A reacção das pessoas à covid reproduz o universo das preferências partidárias ou clubísticas. Como sempre, há muito maniqueísmo na maneira como cada um encara a pandemia. Com isto, quero dizer que aqueles que logo no início da pandemia decidiram que isto era um complot continuam até hoje convictos disso e não há nenhum estudo científico que os faça mudar de opinião.

No campo oposto temos os “coronapussies”, que passam o dia agarrados às notícias, à espera de uma nova variante misteriosa que ainda está por vir e que nos matará a todos.

Sobre os primeiros, os negacionistas, já não há muito a acrescentar. Vivem numa realidade alternativa, alimentados por informações marteladas, difundidas em grupos secretos nas redes sociais. São grupos que se auto-alimentam e conseguem distorcer qualquer informação. Em termos dogmáticos estão ao nível das Testemunhas de Jeová, na defesa da sua narrativa. Mas, pelo menos, já deixaram de acreditar que beber lixívia mata o vírus.

De vez em quando recebo uma dessas mensagens de um amigo mais proselitista do negacionismo. Normalmente ignoro as mesmas, mas ocasionalmente dou-me ao trabalho de fazer uma pequena pesquisa e rapidamente concluo que a informação partilhada não tem qualquer credibilidade. Se for num dia em que estou com mais paciência, aponto os factos a esse meu amigo negacionista. Normalmente, do outro lado deixa de haver resposta.

Mas, enquanto os negacionistas são perigosos, no outro lado do espectro, os coronapussies não cessam de me surpreender. Já pensei em reunir numa divertida colecção todos os esforços que esses paranóicos fazem para evitar a covid.

Essa lista teria vários níveis.

No nível 1 teríamos algumas medidas de protecção aceitáveis: andar sempre de máscara na rua e com o gel no bolso; não tocar em nada fora de casa; ao chamar o elevador, usar as chaves para pressionar o botão.
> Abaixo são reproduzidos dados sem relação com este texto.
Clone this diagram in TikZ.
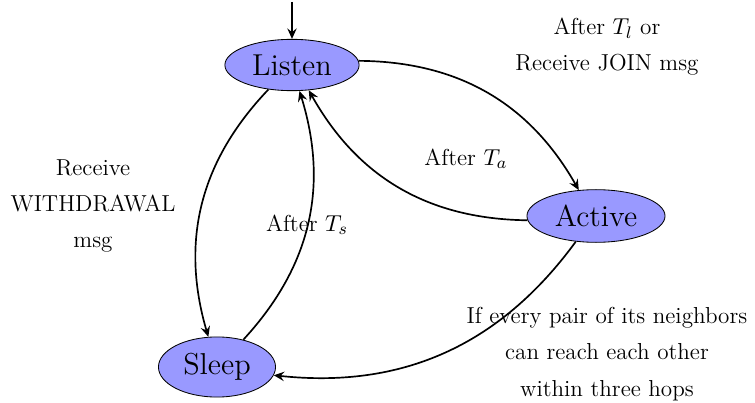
\documentclass[tikz,border=0pt,11pt]{standalone}
\usetikzlibrary{arrows.meta,shapes.geometric}
\definecolor{statefill}{RGB}{153,153,255}
\begin{document}
\begin{tikzpicture}[x=0.476pt,y=-0.476pt,
  state/.style={ellipse,draw,fill=statefill,font=\Large,line width=0.4pt},
  trans/.style={thick,-{Stealth[length=5pt,width=4.5pt,inset=1.8pt]}},
  lbl/.style={align=center,inner sep=0pt,font=\fontsize{11}{17.2}\selectfont}]
\useasboundingbox (0,0) rectangle (755,403);

% states
\node[state] (listen) at (292,65) {Listen};
\node[state] (active) at (596,216) {Active};
\node[state] (sleep)  at (217,367) {Sleep};
\coordinate (init) at (292,2);

% transitions
\draw[trans] (init) -- (listen);
\draw[trans] (listen) to[bend left=30] (active);
\draw[trans] (active) to[bend left=30] (listen);
\draw[trans] (listen) to[bend right=30] (sleep);
\draw[trans] (sleep) to[bend right=30] (listen);
\draw[trans] (active) to[bend left=30] (sleep);

% transition conditions
\node[lbl] (lJoin) at (607,47) {After $T_l$ or\\Receive JOIN msg};
\node[lbl] (lAct)  at (466,159) {After $T_a$};
\node[lbl] (lWd)   at (93,206) {Receive\\WITHDRAWAL\\msg};
\node[lbl] (lSl)   at (307,225) {After $T_s$};
\node[lbl] (lHop)  at (607,354) {If every pair of its neighbors\\can reach each other\\within three hops};
\end{tikzpicture}
\end{document}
Neste grupo ainda se cumprimentam os conhecidos com um toque (muito rápido) de punhos cerrados. Este foi o grupo que foi a correr esgotar o stock de papel higiénico nos supermercados.
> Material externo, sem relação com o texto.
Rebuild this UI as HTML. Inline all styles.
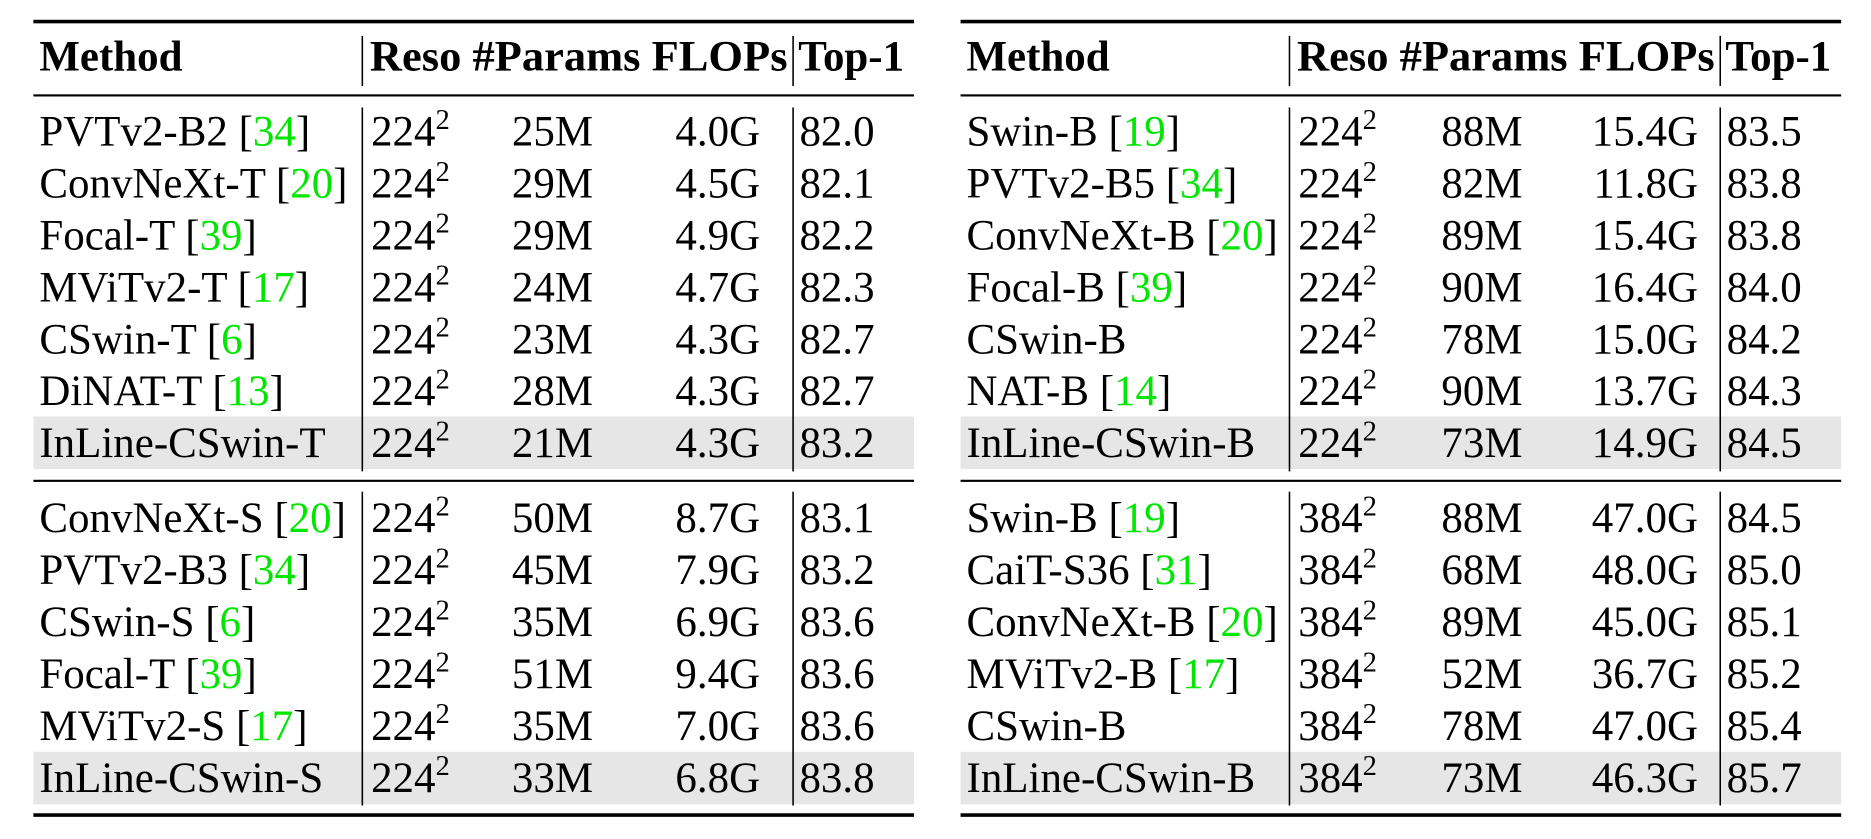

No nível 2 teríamos os que limpam as compras do supermercado com álcool e à entrada da casa, numa área de “descontaminação”. Conheci um que fazia as compras online e pedia que fossem entregues ao fim do dia, para poderem ficar a noite toda do lado de fora da porta e assim matar o bicho. Neste grupo, evita-se qualquer contacto quando se encontra um conhecido. Quando muito, um toque de sapato com sapato.
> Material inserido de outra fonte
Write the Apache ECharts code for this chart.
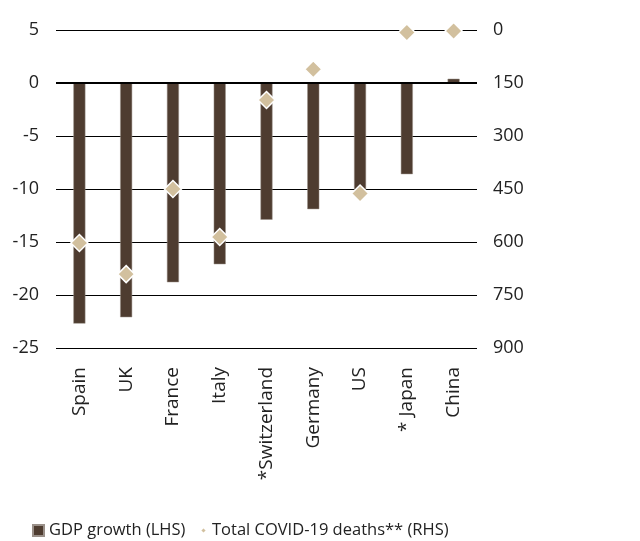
<!DOCTYPE html>
<html>
<head>
<meta charset="utf-8">
<script src="https://cdn.jsdelivr.net/npm/echarts@6/dist/echarts.min.js"></script>
<style>
  html, body { margin: 0; padding: 0; background: #fff; }
  #chart { width: 640px; height: 541px; }
</style>
</head>
<body>
<div id="chart"></div>
<script>
// countries along the x axis
const countries = ['Spain', 'UK', 'France', 'Italy', '*Switzerland', 'Germany', 'US', '* Japan', 'China']
// GDP growth, % (left axis)
const gdpGrowth = [-22.7, -22.1, -18.8, -17.1, -12.9, -11.9, -10.1, -8.6, 0.4]
// total covid-19 deaths per million (right axis, inverted)
const covidDeaths = [603, 691, 450, 586, 198, 111, 463, 7, 3]

const barColor = '#4e3c30'
const diamondColor = '#d2c09e'
const textColor = '#222'
const font = 'Open Sans'

const chart = echarts.init(document.getElementById('chart'))

chart.setOption({
  animation: false,
  textStyle: { fontFamily: font },
  grid: {
    left: 56,
    right: 163,
    top: 30,
    bottom: 193
  },
  legend: [
    {
      left: 27,
      top: 517,
      itemWidth: 11,
      itemHeight: 11,
      textStyle: { fontSize: 16.5, color: textColor, fontFamily: font },
      data: [{ name: 'GDP growth (LHS)', icon: 'rect' }]
    },
    {
      left: 194,
      top: 517,
      itemWidth: 7,
      itemHeight: 7,
      textStyle: { fontSize: 16.5, color: textColor, fontFamily: font },
      data: [{ name: 'Total COVID-19 deaths** (RHS)', icon: 'diamond' }]
    }
  ],
  xAxis: {
    type: 'category',
    data: countries,
    axisLine: { show: false },
    axisTick: { show: false },
    axisLabel: {
      rotate: 90,
      margin: 19,
      fontSize: 19,
      color: textColor,
      fontFamily: font
    }
  },
  yAxis: [
    {
      type: 'value',
      min: -25,
      max: 5,
      interval: 5,
      axisLine: { show: false },
      axisTick: { show: false },
      axisLabel: { fontSize: 18, color: textColor, margin: 17, fontFamily: font },
      splitLine: { lineStyle: { color: '#000', width: 1 } }
    },
    {
      type: 'value',
      inverse: true,
      min: 0,
      max: 900,
      interval: 150,
      axisLine: { show: false },
      axisTick: { show: false },
      axisLabel: { fontSize: 18, color: textColor, margin: 16, fontFamily: font },
      splitLine: { show: false }
    }
  ],
  series: [
    {
      name: 'GDP growth (LHS)',
      type: 'bar',
      yAxisIndex: 0,
      barWidth: 12,
      data: gdpGrowth,
      itemStyle: { color: barColor, borderColor: '#9a9089', borderWidth: 0.5 },
      markLine: {
        silent: true,
        symbol: 'none',
        label: { show: false },
        lineStyle: { color: '#000', width: 2, type: 'solid' },
        data: [{ yAxis: 0 }]
      }
    },
    {
      name: 'Total COVID-19 deaths** (RHS)',
      type: 'scatter',
      yAxisIndex: 1,
      symbol: 'diamond',
      symbolSize: 17,
      data: covidDeaths,
      itemStyle: { color: diamondColor, borderColor: '#fff', borderWidth: 1.5, opacity: 1 },
      z: 5
    }
  ]
})
</script>
</body>
</html>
No nível 3 já as cautelas começam a ficar mais sofisticadas. Na rua, andar sempre de máscara dupla (uma máscara cirúrgica e outra bico-de-pato por cima). Neste nível já não se cumprimenta ninguém, pois não é permitida a aproximação, mantendo-se sempre uma distância saudável.

No nível 4 já não bastam duas máscaras. Também convém usar a viseira e luvas. Neste grupo, o uso de spray nasal antivírus também teve os seus adeptos. Os cidadãos deste nível foram os primeiros a deixar de ir às lojas de chineses e consta que ainda mudam de passeio quando se aproxima um asiático.

Ao nível 5 já só poucos chegaram. Aqui, a questão das máscaras quase não se coloca, pois a regra é nunca sair à rua. Caso seja mesmo necessário sair, para, por exemplo, ir às compras, o uso de máscaras e luvas é obrigatório. Uns, mais aplicados, até usavam cera nos ouvidos para não dar qualquer hipótese ao vírus de entrar. Deste grupo, também faz parte o desesperado que não podia voltar ao trabalho presencial, pois poderia ter de usar a casa de banho da empresa e, nesse caso, o vírus poderia entrar por um dos orifícios que estariam desprotegidos no momento da aflição.

Haja antidepressivos para tanta paranóia. Entre os coronapussies e os negacionistas, cá vou tentando manter a minha sanidade.